Questa concezione che toglie al lavoro l’aspetto identitario (il lavoro non è più ciò che struttura la mia identità di cittadino, ma una prestazione fra le altre, meno di un cottimo) fa sua insomma quella plasticità della definizione di ciò che è lavoro e ciò che non lo è, ma si esime dall’immaginare un mondo diverso in cui pensare tutela e dignità anche per chi non è contrattualizzato, è in formazione, è disoccupato.
Queste sono le gravi responsabilità di chi ha concepito questa legge. Dall’altra però ci sono anche quelle di chi in questi anni ha pensato che tra le reliquie del Novecento ci fosse anche il sindacato. Con un po’ di spietata tenerezza uno alle volte si chiede: perché esiste una generazione di persone che in nome di un fantasma di riconoscimento sociale accetta di scrivere per un giornale a 3 euro a pezzo, insegnare a centinaia di persone all’università per un euro a semestre, si danna l’anima per un dottorato senza borsa, non batte ciglio di fronte alla proposta di pagarsi di tasca propria un tirocinio?
Poi, se alla tenerezza subentra un po’ più di ferocia contro se stessi, ci si può anche chiedere: come campa questa gente? Come va al cinema? Come si compra il cellulare nuovo? Come va in vacanza? L’impressione che si ha, frequentando molti di quei trentenni iperformati di cui l’Istat condanna almeno un 30% alla disoccupazione, è che in Italia esista una sorta di welfare dello status. Una serie di famiglie di pensionati o prepensionati che finanziano finché possono il limbo di questi post-laureati con redditi da fame pur di conservargli una forma in vitro di credibilità. Mamma e papà pagano l’assicurazione per la macchina, la frizione se si rompe, l’Ipad al compleanno, il dentista… alimentando una specie di grande bolla illusoria che le cose andranno meglio, che prima o poi un contratto per loro figlio arriverà, e intanto il loro figlio può non mendicare al lato della strada, chiedendo qualche spiccio per curarsi una carie dolorosa.

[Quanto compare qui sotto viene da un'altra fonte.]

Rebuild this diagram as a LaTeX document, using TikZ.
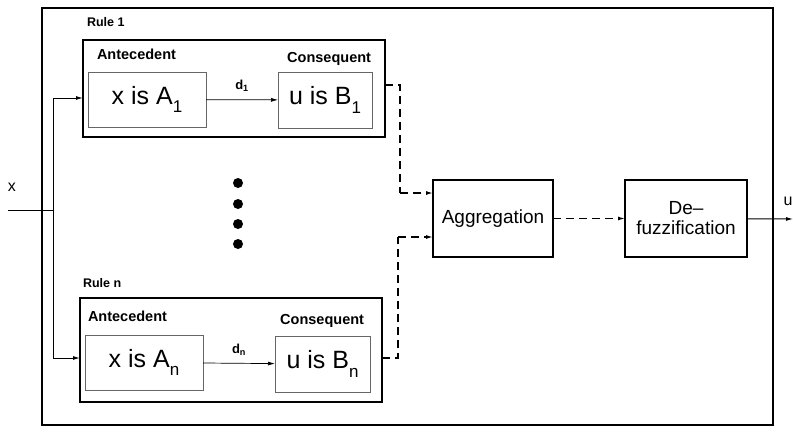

È anche questa allucinazione di massa che ha fatto sì che oggi la rivendicazione di diritti, la sindacalizzazione siano considerate pratiche obsolete, se non inimmaginate. Quello che si vuole spesso non sono né soldi né diritti, ma uno status. Il feticcio dello status è ciò che ha compensato l’assenza di una forma di coscienza di classe seppure embrionale. È incredibile come questa generazione di lavoratori precari, iperflessibili, sfruttati e senza futuro, condivida una condizione così comune – una condizione che è quasi un tono emotivo per quanto è specifico: un basso depressivo di rassegnazione – e fatichi così tanto a trovare il modo di organizzarsi politicamente.